In both Havana and Miami, we recommended a private, scholarly study be undertaken to concentrate on the economic requirements of Cuba's return to a market economy. The sketchy advice we offered was meant only to show that alternatives are not only necessary, but conceptually available. We suggested the possibility of sponsorship by the Manhattan Institute in New York City, which expressed serious interest in the idea when we posed it prior to the Havana trip.

The Institute, founded in the 1970s to promote the philosophy of entrepreneurial capitalism, would be an appropriate academic forum to develop options for Cuba's re-entry to the hemisphere's political and economic markets. The project would be financed by companies interested in Cuba's future. We would draw together some of the finest minds in business and finance to contribute their expertise toward this process of reconciliation and renewal. It would require the cooperation of the Cuban government, of course, and at least the passive assent of the leaders of the émigré community -- in the same way the community supports a flow of humanitarian relief to the island.

I told the Cubans in both Havana and Miami that once relations are normalized, there is no doubt in my mind that the Cuban economy could soon skyrocket. It is the diamond of the Caribbean, a diamond now in the rough, a tropical paradise the size of Ohio, 90 miles from Florida.
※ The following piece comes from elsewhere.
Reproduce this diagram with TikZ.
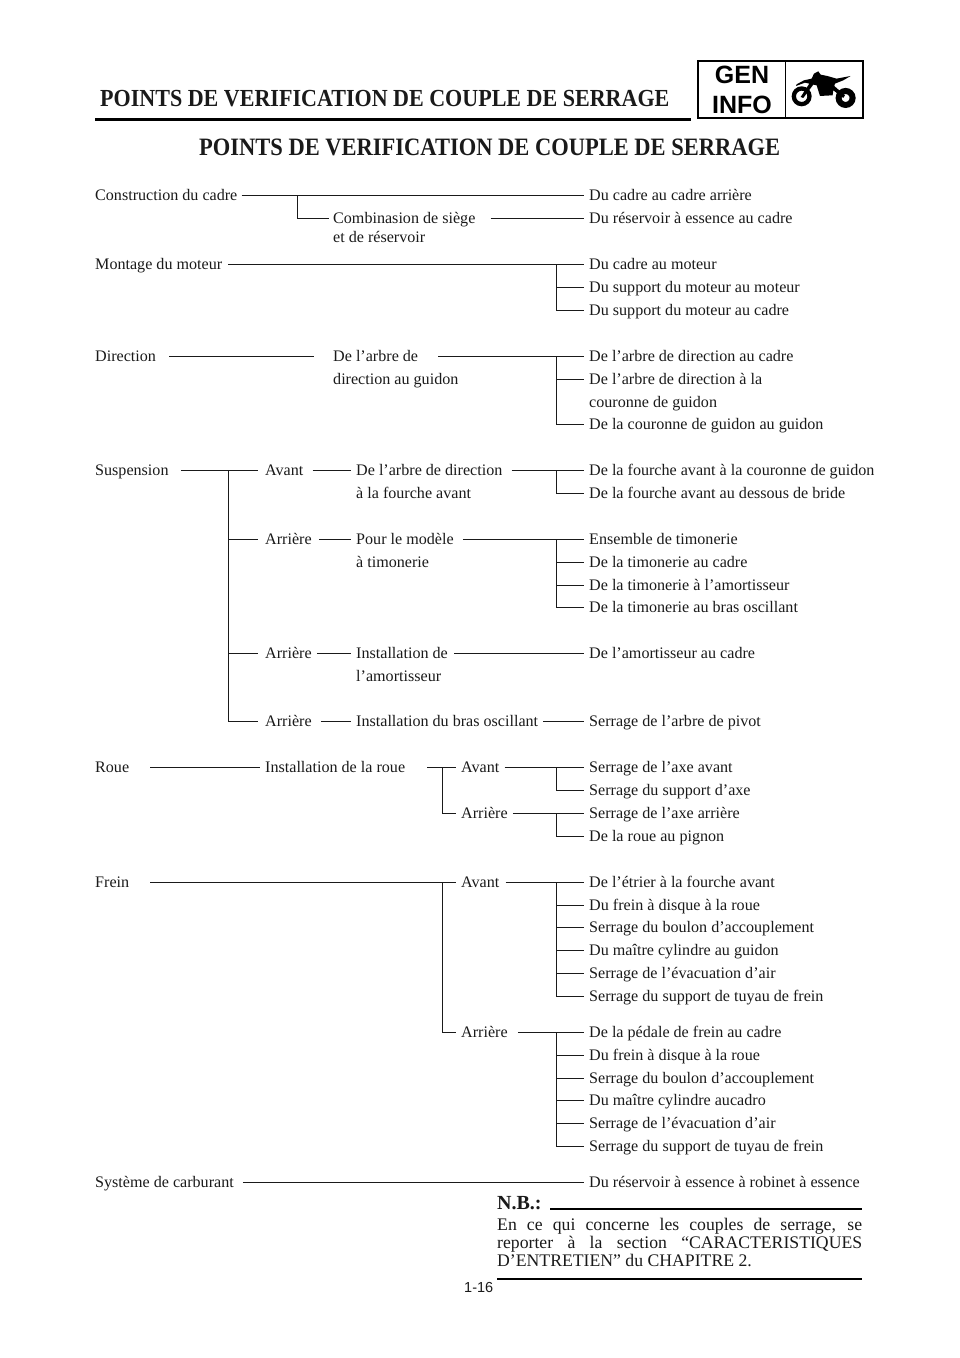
\documentclass[tikz,border=0pt]{standalone}
\usepackage{fontspec}
\setmainfont{Liberation Serif}
\newfontfamily\pagefont{Liberation Sans}
\newfontfamily\headfont[FakeStretch=0.9]{Liberation Serif}
\usetikzlibrary{positioning}
\definecolor{inkBlack}{HTML}{1A1A1A}
\newcommand{\rowfont}{\fontsize{16.1}{18}\selectfont}

\begin{document}
\begin{tikzpicture}[x=1pt, y=-1pt,
    lbl/.style={anchor=west, inner sep=0pt, text height=11.9pt, text depth=1.5pt,
                font=\rowfont, text=inkBlack},
    wire/.style={draw=inkBlack, line width=0.9pt},
    heavy/.style={draw=black, line width=2.6pt},
    heading/.style={anchor=base west, inner sep=0pt, font=\headfont\bfseries\fontsize{24.5}{26}\selectfont, text=inkBlack},
    badge/.style={anchor=center, inner sep=0pt, font=\fontsize{25}{24}\bfseries\pagefont, text=black},
  ]
    \useasboundingbox (0,0) rectangle (960,1358);

    % header
    \node[heading] (head) at (100,106) {POINTS DE VERIFICATION DE COUPLE DE SERRAGE};
    \draw[heavy] (95,119.5) -- (691,119.5);
    \node[heading, font=\headfont\bfseries\fontsize{25}{26}\selectfont] (title) at (199,155) {POINTS DE VERIFICATION DE COUPLE DE SERRAGE};

    % badge
    \draw[black, line width=2pt] (698,61) rectangle (863,118);
    \draw[black, line width=1pt] (785.5,61) -- (785.5,118);
    \node[badge] (gen) at (742,75) {GEN};
    \node[badge] (info) at (742,105) {INFO};
    \begin{scope}[shift={(790,62)}, x=0.333pt, y=-0.333pt]
      \draw[black, line width=4.3pt] (35,103) circle (23.5);
      \draw[black, line width=6pt] (167,108) circle (21);
      \fill[black] (32,105) -- (58,65) -- (45,62) -- (18,72) -- (20,67) -- (42,55) -- (65,50)
        -- (72,35) -- (85,28) -- (92,38) -- (112,42) -- (140,50) -- (182,42) -- (160,55)
        -- (135,65) -- (133,72) -- (165,100) -- (160,108) -- (130,85) -- (128,100)
        -- (90,102) -- (80,70) -- (70,68) -- (40,108) -- cycle;
    \end{scope}

    % right column
    \foreach \name/\ypos/\txt in {
      a1/195.5/Du cadre au cadre arrière,
      a2/218.5/Du réservoir à essence au cadre,
      b1/264/Du cadre au moteur,
      b2/287/Du support du moteur au moteur,
      b3/310/Du support du moteur au cadre,
      c1/356/De l’arbre de direction au cadre,
      c2/379/De l’arbre de direction à la,
      cx/402/couronne de guidon,
      c3/424.5/De la couronne de guidon au guidon,
      d1/470/De la fourche avant à la couronne de guidon,
      d2/493/De la fourche avant au dessous de bride,
      e1/539/Ensemble de timonerie,
      e2/562/De la timonerie au cadre,
      e3/585/De la timonerie à l’amortisseur,
      e4/607.5/De la timonerie au bras oscillant,
      f1/653/De l’amortisseur au cadre,
      g1/721/Serrage de l’arbre de pivot,
      h1/767/Serrage de l’axe avant,
      h2/790/Serrage du support d’axe,
      i1/813/Serrage de l’axe arrière,
      i2/836/De la roue au pignon,
      j1/882/De l’étrier à la fourche avant,
      j2/905/Du frein à disque à la roue,
      j3/927.5/Serrage du boulon d’accouplement,
      j4/950.5/Du maître cylindre au guidon,
      j5/973/Serrage de l’évacuation d’air,
      j6/996/Serrage du support de tuyau de frein,
      k1/1032/De la pédale de frein au cadre,
      k2/1055/Du frein à disque à la roue,
      k3/1078/Serrage du boulon d’accouplement,
      k4/1100.5/Du maître cylindre aucadro,
      k5/1123.5/Serrage de l’évacuation d’air,
      k6/1146/Serrage du support de tuyau de frein,
      m1/1182/Du réservoir à essence à robinet à essence}{
      \node[lbl] (\name) at (589,\ypos) {\txt};
    }

    % left column
    \node[lbl] (cadre) at (95,195.5) {Construction du cadre};
    \node[lbl] (moteur) at (95,264) {Montage du moteur};
    \node[lbl] (direction) at (95,356) {Direction};
    \node[lbl] (susp) at (95,470) {Suspension};
    \node[lbl] (roue) at (95,767) {Roue};
    \node[lbl] (frein) at (95,882) {Frein};
    \node[lbl] (carb) at (95,1182) {Système de carburant};

    % middle columns
    \node[lbl] (siege) at (333,218.5) {Combinasion de siège};
    \node[lbl] (siege2) at (333,237) {et de réservoir};
    \node[lbl] (guidon) at (333,356) {De l’arbre de};
    \node[lbl] (guidon2) at (333,379) {direction au guidon};
    \node[lbl] (avant) at (265,470) {Avant};
    \node[lbl] (arr1) at (265,539) {Arrière};
    \node[lbl] (arr2) at (265,653) {Arrière};
    \node[lbl] (arr3) at (265,721) {Arrière};
    \node[lbl] (fourche) at (356,470) {De l’arbre de direction};
    \node[lbl] (fourche2) at (356,493) {à la fourche avant};
    \node[lbl] (modele) at (356,539) {Pour le modèle};
    \node[lbl] (modele2) at (356,562) {à timonerie};
    \node[lbl] (amort) at (356,653) {Installation de};
    \node[lbl] (amort2) at (356,676) {l’amortisseur};
    \node[lbl] (bras) at (356,721) {Installation du bras oscillant};
    \node[lbl] (instroue) at (265,767) {Installation de la roue};
    \node[lbl] (ravant) at (461,767) {Avant};
    \node[lbl] (rarr) at (461,813) {Arrière};
    \node[lbl] (favant) at (461,882) {Avant};
    \node[lbl] (farr) at (461,1032) {Arrière};

    % connectors, straight runs
    \draw[wire] ([xshift=4]cadre.east) -- ([xshift=-5]a1.west);
    \draw[wire] ([xshift=15]siege.east) -- ([xshift=-5]a2.west);
    \draw[wire] ([xshift=6]moteur.east) -- ([xshift=-5]b1.west);
    \draw[wire] ([xshift=13]direction.east) -- ([xshift=-19]guidon.west);
    \draw[wire] ([xshift=20]guidon.east) -- ([xshift=-5]c1.west);
    \draw[wire] ([xshift=12]susp.east) -- ([xshift=-7]avant.west);
    \draw[wire] ([xshift=9]avant.east) -- ([xshift=-5]fourche.west);
    \draw[wire] ([xshift=9]fourche.east) -- ([xshift=-5]d1.west);
    \draw[wire] ([xshift=7]arr1.east) -- ([xshift=-5]modele.west);
    \draw[wire] ([xshift=9]modele.east) -- ([xshift=-5]e1.west);
    \draw[wire] ([xshift=5]arr2.east) -- ([xshift=-5]amort.west);
    \draw[wire] ([xshift=6]amort.east) -- ([xshift=-5]f1.west);
    \draw[wire] ([xshift=9]arr3.east) -- ([xshift=-5]bras.west);
    \draw[wire] ([xshift=5]bras.east) -- ([xshift=-5]g1.west);
    \draw[wire] ([xshift=21]roue.east) -- ([xshift=-5]instroue.west);
    \draw[wire] ([xshift=22]instroue.east) -- ([xshift=-5]ravant.west);
    \draw[wire] ([xshift=5]ravant.east) -- ([xshift=-5]h1.west);
    \draw[wire] ([xshift=5]rarr.east) -- ([xshift=-5]i1.west);
    \draw[wire] ([xshift=21]frein.east) -- ([xshift=-5]favant.west);
    \draw[wire] ([xshift=6]favant.east) -- ([xshift=-5]j1.west);
    \draw[wire] ([xshift=10]farr.east) -- ([xshift=-5]k1.west);
    \draw[wire] ([xshift=9]carb.east) -- ([xshift=-5]m1.west);

    % connectors, branches off a bus
    \draw[wire] (297,195.5) |- ([xshift=-4]siege.west);
    \draw[wire] (228,470) |- ([xshift=-7]arr3.west);
    \draw[wire] (228,539) -- ([xshift=-7]arr1.west);
    \draw[wire] (228,653) -- ([xshift=-7]arr2.west);
    \draw[wire] (442,767) |- ([xshift=-5]rarr.west);
    \draw[wire] (442,882) |- ([xshift=-5]farr.west);
    \foreach \from/\to in {b1/b2,b1/b3,c1/c2,c1/c3,d1/d2,e1/e2,e1/e3,e1/e4,h1/h2,i1/i2,
        j1/j2,j1/j3,j1/j4,j1/j5,j1/j6,k1/k2,k1/k3,k1/k4,k1/k5,k1/k6}{
      \draw[wire] (556.5,0 |- \from.west) |- ([xshift=-5]\to.west);
    }

    % note
    \node[anchor=base west, inner sep=0pt, font=\fontsize{20}{22}\bfseries\selectfont, text=inkBlack] (nb) at (497,1209) {N.B.:};
    \draw[draw=black, line width=2.2pt] (550,1209) -- (862,1209);
    \node[anchor=north west, inner sep=0pt, text width=365pt, align=justify,
          font=\fontsize{17.7}{18}\selectfont, text=inkBlack] (nbtext) at (497,1218)
      {En ce qui concerne les couples de serrage, se\linebreak
       reporter à la section “CARACTERISTIQUES\linebreak
       D’ENTRETIEN” du CHAPITRE 2.};
    \draw[heavy] (497,1279) -- (862,1279);
    \node[anchor=base west, inner sep=0pt, font=\fontsize{14.5}{16}\pagefont, text=inkBlack] (pagenum) at (464,1292) {1-16};
  \end{tikzpicture}
\end{document}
It could easily become not only a tourist magnet for North America, but also a bridge between north and south, with Havana revitalized as a commercial and banking center as well. I'd had this dream for Puerto Rico, I explained, and last year thought our efforts with the Puerto Rican business community and the new Commonwealth government were ripening in that direction. Puerto Rico's ambivalent political status, unhappily, continues to hold it back, its leaders frozen somewhere between statehood and independence. A reborn Cuba would have no such inhibitions. Its combined 12 million people, among the best educated and industrious in the hemisphere, could create a dazzling island political economy. Nothing would hold it back.